I am looking for references/answers that could provide guidance to the following question: Where are some counter-examples to DeGNM for the critical case $q=n/2$ for one of the coefficients of the elliptic PDE, if they exist? That is, if we consider the weak form of the PDE $$ -\text{div }A\nabla u+Vu=f $$ on a ball of radius $1$, are there counter-examples to Moser estimate when $V\in L^{n/2}(B_1)$? Do note that Theorem 4.4 in the book "Elliptic Partial Differential Equations" by Han and Lin gives that $u$ lies in $L^p(B_{1/2})$ for every $p\in[2,+\infty)$, and gives a corresponding Moser-type estimate, but the constant depends on $p$ here, and it blows up as $p\rightarrow\infty$, so it is not clear that the boundedness estimate I am looking for is achievable.

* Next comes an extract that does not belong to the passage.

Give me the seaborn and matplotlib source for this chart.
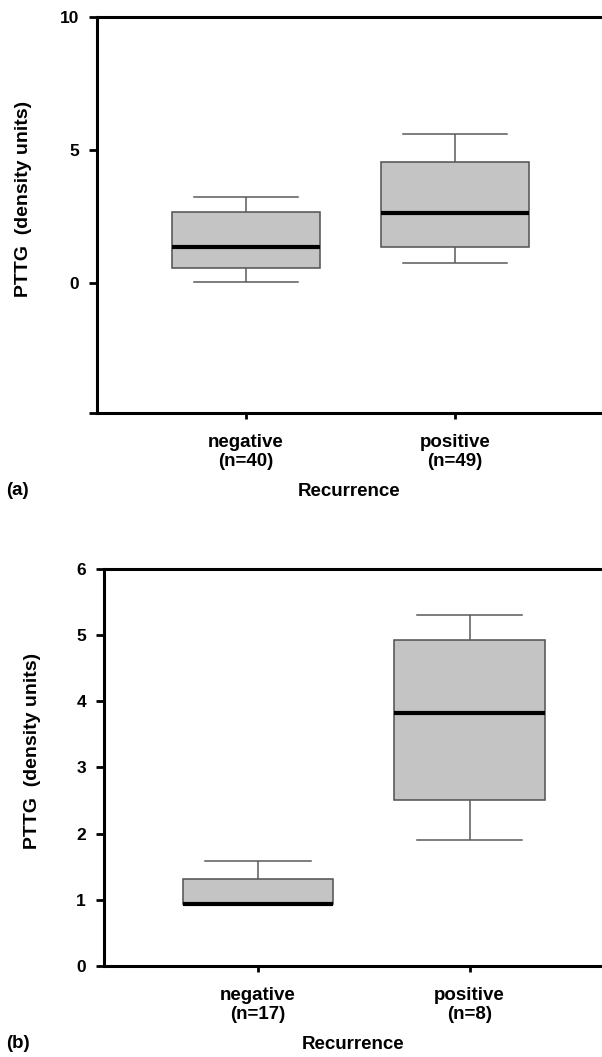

Any related answer is welcome.

Answer 1

Consider $u_{\epsilon} = \rho_{\epsilon} \ast \log$ in $B_{1/2} \subset \mathbb{R}^2$, where $\rho_{\epsilon}$ are standard mollifiers. Then $|u_{\epsilon}(0)|$ blows up as $\epsilon \rightarrow 0$, and $\Delta u_{\epsilon} = \rho_{\epsilon}$ (representation formula) has unit mass independent of $\epsilon$. Taking $V = \rho_{\epsilon}/u_{\epsilon}$ and $f = 0$, we see that the estimate doesn't hold.

Unbounded examples include $u = \log\log(r^{-1})$ in $B_{1/8} \subset \mathbb{R}^n$ for $n \geq 2$ (taking $V = \Delta u / u$ and $f = 0$). In the case $n = 2$ the Laplace is $(r|\log r|)^{-2}$ which is integrable near the origin, and in the case $n \geq 3$ the Laplace is order $r^{-2}|\log r|^{-1}$ which is $L^{n/2}$.

The underlying reason the estimate fails is that $\int |\Delta u|^{n/2}\,dx$ is invariant under the scaling $u \rightarrow u(Rx)$. This gives another approach to constructing examples: for $n = 1$ start with the building block $u_0$ that smoothly connects $0$ to the left and $x$ to the right, and take a weighted sum of translations, e.g. $u = 1 + \sum_{k > 0} k^{-3}u_0(k^3(x + 1/k))$ (a modification of $\log$). (In fact, by summing Lipschitz rescalings $a_k^{-1} u_0(a_k(x + 1/k))$ with $a_k$ as large as we like we can make $\int |u''|^{1/2}$ arbitrarily small).